Do UK warehouse jobs require previous experience?+
More than you would expect. 35% of adverts ask for previous experience, which is the highest rate of any entry-tier role in our dataset (retail is 16%, receptionist is 20%). Only 1% explicitly say no experience required. That said, 28% mention training provided, so the practical bar is lower than the wording suggests. Any picking, packing, loading or stock work counts. Name it.
What should a UK warehouse operative CV lead with?+
Availability, licence and reliability, in that order. 65% of adverts mention shift work, 22% overtime, 13% nights. 39% ask for reliability and 18% punctuality by name. State the shifts you can work at the top of the CV, list any FLT tickets with the licence type and expiry, and evidence reliability with a concrete attendance record if you have one.

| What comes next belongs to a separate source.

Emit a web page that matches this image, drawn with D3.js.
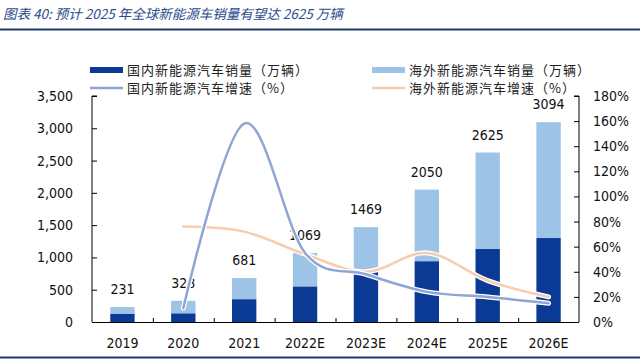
<!DOCTYPE html>
<html><head><meta charset="utf-8">
<script src="https://cdn.jsdelivr.net/npm/d3@7"></script>
<style>
html,body{margin:0;padding:0;background:#fff;}
svg{display:block;}
</style></head>
<body>
<svg id="c" width="640" height="359"></svg>
<script>
const categories = ["2019","2020","2021","2022E","2023E","2024E","2025E","2026E"];
const domesticSales = [124, 132, 352, 548, 770, 940, 1130, 1300];
const totalSales = [231, 328, 681, 1069, 1469, 2050, 2625, 3094];
const domesticGrowthCats = ["2020","2021","2022E","2023E","2024E","2025E","2026E"];
const domesticGrowth = [11, 158, 55, 38, 24, 20, 15];
const overseasGrowthCats = ["2020","2021","2022E","2023E","2024E","2025E","2026E"];
const overseasGrowth = [76, 72, 54, 40, 55, 33, 20];
const leftTicks = [0,500,1000,1500,2000,2500,3000,3500];
const rightTicks = [0,20,40,60,80,100,120,140,160,180];
const legendLabels = ["国内新能源汽车销量（万辆）","海外新能源汽车销量（万辆）","国内新能源汽车增速（%）","海外新能源汽车增速（%）"];
const titleText = "图表 40:  预计 2025 年全球新能源车销量有望达 2625 万辆";

const C_DARK = "#0A3A94", C_LIGHT = "#9DC3E6", C_DLINE = "#8FA6D4", C_OLINE = "#F7CDB0";
const numFont = "'DejaVu Sans Condensed','DejaVu Sans',sans-serif";
const cjkFont = "'Noto Sans CJK SC',sans-serif";

const svg = d3.select("#c");
const L = 92, R = 579, T = 96, B = 322;

const x = d3.scaleBand().domain(categories).range([L, R]).padding(0);
const yL = d3.scaleLinear().domain([0, 3500]).range([B, T]);
const yR = d3.scaleLinear().domain([0, 180]).range([B, T]);
const bw = x.bandwidth() * 0.4;
const cx = d => x(d) + x.bandwidth() / 2;

// title
svg.append("text").attr("x", 3).attr("y", 19).text(titleText)
  .attr("font-family", cjkFont).attr("font-size", 13.5).attr("font-style", "italic")
  .attr("fill", "#2A4B8D");
svg.append("line").attr("x1", 0).attr("x2", 640).attr("y1", 29.5).attr("y2", 29.5)
  .attr("stroke", "#1F3864").attr("stroke-width", 2);
svg.append("line").attr("x1", 0).attr("x2", 640).attr("y1", 357.5).attr("y2", 357.5)
  .attr("stroke", "#1F3864").attr("stroke-width", 2);

// legend
const legend = [
  {x: 90, y: 70, type: "rect", color: C_DARK, label: legendLabels[0]},
  {x: 372, y: 70, type: "rect", color: C_LIGHT, label: legendLabels[1]},
  {x: 90, y: 88, type: "line", color: C_DLINE, label: legendLabels[2]},
  {x: 372, y: 88, type: "line", color: C_OLINE, label: legendLabels[3]}
];
legend.forEach(l => {
  if (l.type === "rect") {
    svg.append("rect").attr("x", l.x).attr("y", l.y - 3).attr("width", 33).attr("height", 6).attr("fill", l.color);
  } else {
    svg.append("line").attr("x1", l.x).attr("x2", l.x + 33).attr("y1", l.y).attr("y2", l.y)
      .attr("stroke", l.color).attr("stroke-width", 2.5);
  }
  svg.append("text").attr("x", l.x + 37).attr("y", l.y).attr("dy", "0.36em").text(l.label)
    .attr("font-family", cjkFont).attr("font-size", 13).attr("fill", "#222")
    .attr("letter-spacing", 1);
});

// bars
const g = svg.append("g");
categories.forEach((c, i) => {
  g.append("rect").attr("x", cx(c) - bw / 2).attr("width", bw)
    .attr("y", yL(totalSales[i])).attr("height", yL(domesticSales[i]) - yL(totalSales[i]))
    .attr("fill", C_LIGHT);
  g.append("rect").attr("x", cx(c) - bw / 2).attr("width", bw)
    .attr("y", yL(domesticSales[i])).attr("height", B - yL(domesticSales[i]))
    .attr("fill", C_DARK);
  g.append("text").attr("x", cx(c)).attr("y", yL(totalSales[i]) - 18).attr("dy", "0.36em")
    .attr("text-anchor", "middle").text(totalSales[i])
    .attr("font-family", numFont).attr("font-size", 14).attr("fill", "#111");
});

// lines
const curve = d3.curveCardinal.tension(0);
function drawLine(cats, vals, color) {
  const pts = cats.map((c, i) => [cx(c), yR(vals[i])]);
  const line = d3.line().curve(curve);
  svg.append("path").attr("d", line(pts)).attr("fill", "none")
    .attr("stroke", "#fff").attr("stroke-width", 5).attr("stroke-linecap", "round");
  svg.append("path").attr("d", line(pts)).attr("fill", "none")
    .attr("stroke", color).attr("stroke-width", 2.5).attr("stroke-linecap", "round");
}
drawLine(overseasGrowthCats, overseasGrowth, C_OLINE);
drawLine(domesticGrowthCats, domesticGrowth, C_DLINE);

// axes
const axL = svg.append("g").attr("transform", `translate(${L},0)`)
  .call(d3.axisRight(yL).tickValues(leftTicks).tickSize(5).tickFormat(""));
const axR = svg.append("g").attr("transform", `translate(${R},0)`)
  .call(d3.axisLeft(yR).tickValues(rightTicks).tickSize(5).tickFormat(""));
[axL, axR].forEach(a => { a.selectAll("path,line").attr("stroke", "#000").attr("stroke-width", 1); });
axL.select(".domain").attr("d", `M5,${T}H0V${B}`);
axR.select(".domain").attr("d", `M-5,${T}H0V${B}`);

leftTicks.forEach(v => {
  svg.append("text").attr("x", 73).attr("y", yL(v)).attr("dy", "0.36em").attr("text-anchor", "end")
    .text(d3.format(",")(v)).attr("font-family", numFont).attr("font-size", 14).attr("fill", "#111");
});
rightTicks.forEach(v => {
  svg.append("text").attr("x", 593).attr("y", yR(v)).attr("dy", "0.36em")
    .text(v + "%").attr("font-family", numFont).attr("font-size", 14).attr("fill", "#111");
});

// x axis
svg.append("line").attr("x1", L).attr("x2", R).attr("y1", B + 0.5).attr("y2", B + 0.5).attr("stroke", "#000");
categories.slice(1).forEach(c => {
  svg.append("line").attr("x1", x(c) + 0.5).attr("x2", x(c) + 0.5).attr("y1", B).attr("y2", B - 4).attr("stroke", "#000");
});
categories.forEach(c => {
  svg.append("text").attr("x", cx(c)).attr("y", 343).attr("dy", "0.36em").attr("text-anchor", "middle")
    .text(c).attr("font-family", numFont).attr("font-size", 14).attr("fill", "#111");
});
</script>
</body></html>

Is UK warehouse work mostly temp or permanent?+
Both, and the adverts often blur the line. 67% of the adverts we read mention permanent and 63% mention temporary or agency terms, with significant overlap (temp-to-perm is a common route). 29% advertise weekly pay, which is mostly an agency signal. If you want perm, ask explicitly at interview how long the temp-to-perm conversion usually takes.
Do warehouse adverts mention pick rates and targets?+
Less than the work suggests. Only 12% of adverts name targets or KPIs and 22% mention accuracy. The fast-paced framing (29%) carries the pressure implicitly. If you have measurable numbers from previous warehouse work, put them on the CV anyway: "picked 120 lines per hour at 99.8% accuracy" is the strongest sentence a warehouse CV can contain, precisely because most CVs have nothing like it.
What does warehouse shift work actually look like in the adverts?+
65% of adverts mention shifts, 22% overtime, 15% weekends and 13% nights. 15% offer an immediate start. The pattern rewards candidates who state their availability precisely. "Available for rotating earlies and lates, can commit to one weekend in three, open to nights" answers the question the advert is actually asking.
The next time you write your warehouse CV
Open the advert. Find the shift pattern, the licence ask, and the rate. Then write your CV so the first five lines answer all three, with one number that proves you can do the work. The adjectives can have whatever space is left.